Dialogue Between Intuition and Form
Bill Rush
February 7 - April 3, 2025
Online at FAVA and In-person at Kendal at Oberlin’s Community Gallery
This online exhibition is in cooperation with with the Kendal at Oberlin’s Community Gallery and was curated by Mary Behm.
BILL RUSH
Artist’s Statement:
Early in my career I did mostly traditional work,(i.e., landscape and still-life painting) in oil paint but occasionally watercolors. When I was attending art school, I also did portraits and figure studies based on nude models. For the next several years, I continued to do traditional work, but I eventually became interested in both abstract and surrealistic art (e.g.,Dali, deKooning) as well as a new interest in avant-garde music (e.g.,Schoenberg, Webern, Messiaen). That change began about 30 years ago, and I knew then that this was the direction that was right for me. Because of my new passion, I also developed stronger work habits, which included the dictum,“just show up!” All of that meant focusing for 3 - 4 hours or more on painting or drawing without getting distracted.I began to develop and trust my process and acknowledge that doing painting was hard work.

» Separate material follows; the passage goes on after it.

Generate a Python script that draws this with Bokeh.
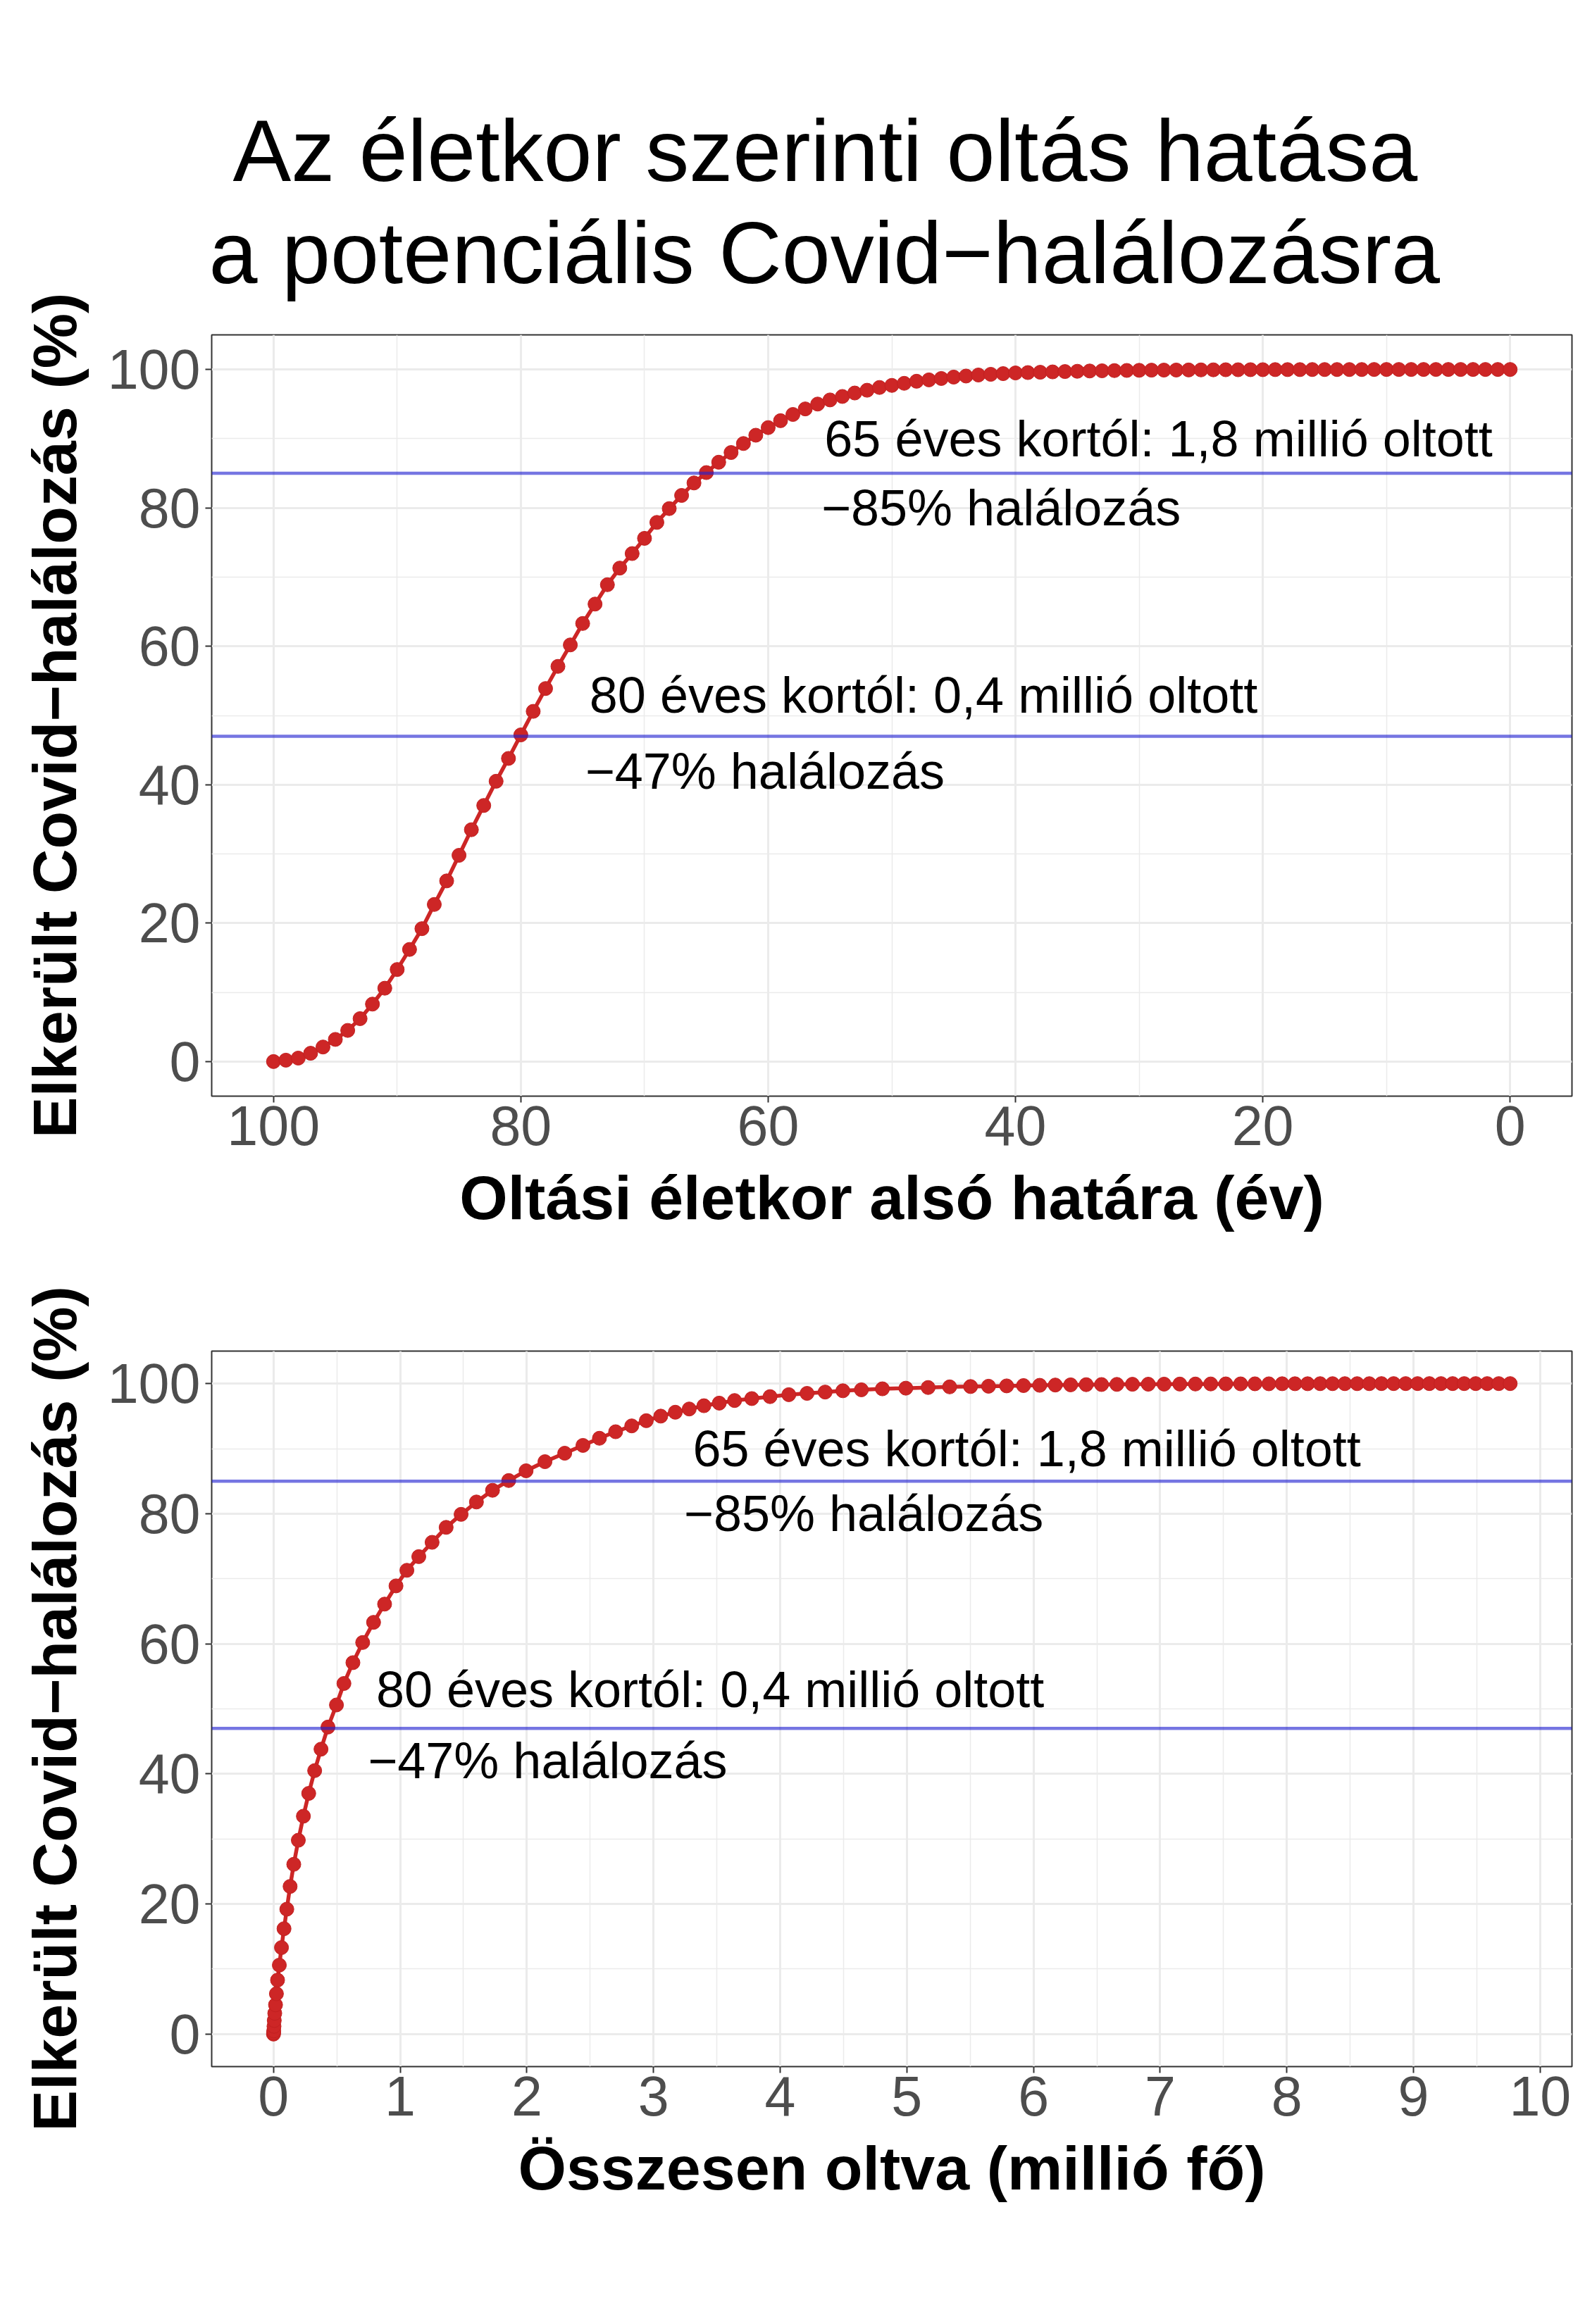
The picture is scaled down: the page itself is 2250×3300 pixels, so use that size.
from bokeh.plotting import figure
from bokeh.models import Range1d, Span, Title, FixedTicker, Label
from bokeh.layouts import column
from bokeh.embed import file_html
from bokeh.resources import INLINE

# ---------------- data ----------------
ages = list(range(100, -1, -1))  # lower age limit of vaccination, 100 .. 0

avoided_pct = [
    0.0, 0.2, 0.5, 1.2, 2.1, 3.2, 4.5, 6.2, 8.3, 10.6,            # 100..91
    13.3, 16.2, 19.2, 22.7, 26.1, 29.8, 33.5, 37.0, 40.5, 43.8,   # 90..81
    47.2, 50.6, 53.9, 57.1, 60.2, 63.3, 66.1, 68.9, 71.3, 73.4,   # 80..71
    75.6, 77.9, 79.9, 81.8, 83.6, 85.1, 86.6, 88.0, 89.3, 90.5,   # 70..61
    91.6, 92.6, 93.5, 94.3, 95.0, 95.6, 96.1, 96.6, 97.0, 97.4,   # 60..51
    97.7, 98.0, 98.3, 98.5, 98.7, 98.9, 99.05, 99.2, 99.3, 99.4,  # 50..41
    99.5, 99.55, 99.6, 99.65, 99.7, 99.74, 99.78, 99.81, 99.84, 99.86,  # 40..31
    99.88, 99.9, 99.91, 99.92, 99.93, 99.94, 99.95, 99.96, 99.96, 99.97,  # 30..21
    99.97, 99.98, 99.98, 99.98, 99.99, 99.99, 99.99, 99.99, 99.99, 100.0,  # 20..11
    100.0, 100.0, 100.0, 100.0, 100.0, 100.0, 100.0, 100.0, 100.0, 100.0,  # 10..1
    100.0,                                                         # 0
]

vaccinated_mln = [
    0.000, 0.001, 0.002, 0.004, 0.006, 0.010, 0.016, 0.023, 0.032, 0.046,  # 100..91
    0.063, 0.083, 0.105, 0.131, 0.160, 0.196, 0.236, 0.278, 0.325, 0.375,  # 90..81
    0.430, 0.497, 0.556, 0.627, 0.704, 0.790, 0.877, 0.967, 1.053, 1.147,  # 80..71
    1.252, 1.363, 1.481, 1.602, 1.729, 1.857, 1.994, 2.143, 2.299, 2.443,  # 70..61
    2.573, 2.701, 2.828, 2.943, 3.057, 3.172, 3.282, 3.398, 3.519, 3.640,  # 60..51
    3.776, 3.920, 4.068, 4.212, 4.355, 4.495, 4.641, 4.807, 4.992, 5.168,  # 50..41
    5.338, 5.503, 5.645, 5.788, 5.921, 6.049, 6.172, 6.293, 6.416, 6.537,  # 40..31
    6.658, 6.781, 6.906, 7.031, 7.155, 7.278, 7.399, 7.518, 7.635, 7.748,  # 30..21
    7.858, 7.963, 8.064, 8.164, 8.263, 8.361, 8.458, 8.555, 8.651, 8.747,  # 20..11
    8.843, 8.938, 9.032, 9.125, 9.217, 9.309, 9.400, 9.491, 9.582, 9.673,  # 10..1
    9.763,                                                                  # 0
]

reference_levels = [85, 47]

y_ticks = [0, 20, 40, 60, 80, 100]
y_minor = [10, 30, 50, 70, 90]
age_ticks = [100, 80, 60, 40, 20, 0]
age_minor = [90, 70, 50, 30, 10]
mln_ticks = [0, 1, 2, 3, 4, 5, 6, 7, 8, 9, 10]
mln_minor = [0.5, 1.5, 2.5, 3.5, 4.5, 5.5, 6.5, 7.5, 8.5, 9.5]

title_line1 = "Az életkor szerinti oltás hatása"
title_line2 = "a potenciális Covid\u2212halálozásra"
y_label = "Elkerült Covid\u2212halálozás (%)"
x_label_top = "Oltási életkor alsó határa (év)"
x_label_bottom = "Összesen oltva (millió fő)"
note65 = "65 éves kortól: 1,8 millió oltott"
note65b = "\u221285% halálozás"
note80 = "80 éves kortól: 0,4 millió oltott"
note80b = "\u221247% halálozás"

# ---------------- styling ----------------
FONT = "Liberation Sans"
RED = "#CD2626"
BLUE = "#2020D0"
GRID = "#EBEBEB"


def style(p, xt, xm, xlabel):
    p.background_fill_color = "white"
    p.border_fill_color = "white"
    p.outline_line_color = "#333333"
    p.outline_line_width = 2
    p.xaxis.ticker = FixedTicker(ticks=xt, minor_ticks=xm)
    p.yaxis.ticker = FixedTicker(ticks=y_ticks, minor_ticks=y_minor)
    p.xaxis.axis_label = xlabel
    p.yaxis.axis_label = y_label
    for ax in (p.xaxis[0], p.yaxis[0]):
        ax.axis_line_color = None
        ax.major_tick_line_color = "#333333"
        ax.major_tick_line_width = 2
        ax.major_tick_out = 9
        ax.major_tick_in = 0
        ax.minor_tick_line_color = None
        ax.major_label_text_font = FONT
        ax.major_label_text_font_size = "79px"
        ax.major_label_text_color = "#4D4D4D"
        ax.axis_label_text_font = FONT
        ax.axis_label_text_font_size = "88px"
        ax.axis_label_text_font_style = "bold"
        ax.axis_label_text_color = "black"
    p.xaxis.major_label_standoff = 5
    p.xaxis.axis_label_standoff = 22
    p.yaxis.major_label_standoff = 7
    p.yaxis.axis_label_standoff = 23
    for g in (p.xgrid[0], p.ygrid[0]):
        g.grid_line_color = GRID
        g.grid_line_width = 3
        g.minor_grid_line_color = GRID
        g.minor_grid_line_width = 1.5


def note(p, x, y, text):
    p.add_layout(Label(x=x, y=y, text=text, text_font=FONT, text_font_size="72px",
                       text_color="black", text_align="left", text_baseline="middle"))


def draw(p, xs):
    p.line(xs, avoided_pct, line_color=RED, line_width=5.5)
    p.scatter(xs, avoided_pct, size=20, fill_color=RED, line_color="#C22020", line_width=1)
    for lvl in reference_levels:
        p.add_layout(Span(location=lvl, dimension="width", line_color=BLUE,
                          line_alpha=0.62, line_width=4.5))


# ---------------- top panel: by age ----------------
p1 = figure(frame_width=1931, frame_height=1081,
            min_border_left=300, min_border_right=3,
            min_border_top=475, min_border_bottom=224,
            x_range=Range1d(105, -5), y_range=Range1d(-5, 105),
            output_backend="svg", toolbar_location=None)
style(p1, age_ticks, age_minor, x_label_top)
draw(p1, ages)
note(p1, 55.45, 90, note65)
note(p1, 55.7, 80, note65b)
note(p1, 74.45, 53, note80)
note(p1, 74.8, 42, note80b)

t2 = Title(text=title_line2, align="left", offset=-4, standoff=96,
           text_font=FONT, text_font_size="124px", text_font_style="normal",
           text_color="black")
t1 = Title(text=title_line1, align="left", offset=30, standoff=-86,
           text_font=FONT, text_font_size="124px", text_font_style="normal",
           text_color="black")
p1.add_layout(t2, "above")
p1.add_layout(t1, "above")

# ---------------- bottom panel: by number vaccinated ----------------
p2 = figure(frame_width=1931, frame_height=1016,
            min_border_left=300, min_border_right=3,
            min_border_top=138, min_border_bottom=240,
            x_range=Range1d(-0.488, 10.251), y_range=Range1d(-5, 105),
            output_backend="svg", toolbar_location=None)
style(p2, mln_ticks, mln_minor, x_label_bottom)
draw(p2, vaccinated_mln)
note(p2, 3.31, 90, note65)
note(p2, 3.24, 80, note65b)
note(p2, 0.81, 53, note80)
note(p2, 0.745, 42, note80b)

layout = column(p1, p2)
open("out.html", "w").write(file_html(layout, INLINE))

The writer Marvis Gallant quotes Georges Bernanos, who once said that the writing process is“like rowing a boat out to sea: the shoreline disappears, it is too late to turn back, and one becomes a galley slave.” Vital to my process is the balance between rigor and emotion: rigor can be defined as the intellectual discipline necessary to establish the fundamental structure (composition) and flow before the artist can allow free rein to his/her instincts and emotions. I may rely on deeply felt emotions to begin a work but that is not sufficient to complete a work since the intellect must come into play to guide the work to become something that is responsive to the needs of an appreciative audience. This interplay between rigor and emotion may take place over several days, months or years as I paint or draw and revise until I am satisfied. To finish, I want to stress the importance of what I call “intense observation”: throughout the day I look at the world around me as being a source of shapes, textures, colors, etc. to be the inspiration for my next painting. I see this imagery as part of a chaotic source that I intuitively tap into when I’m painting.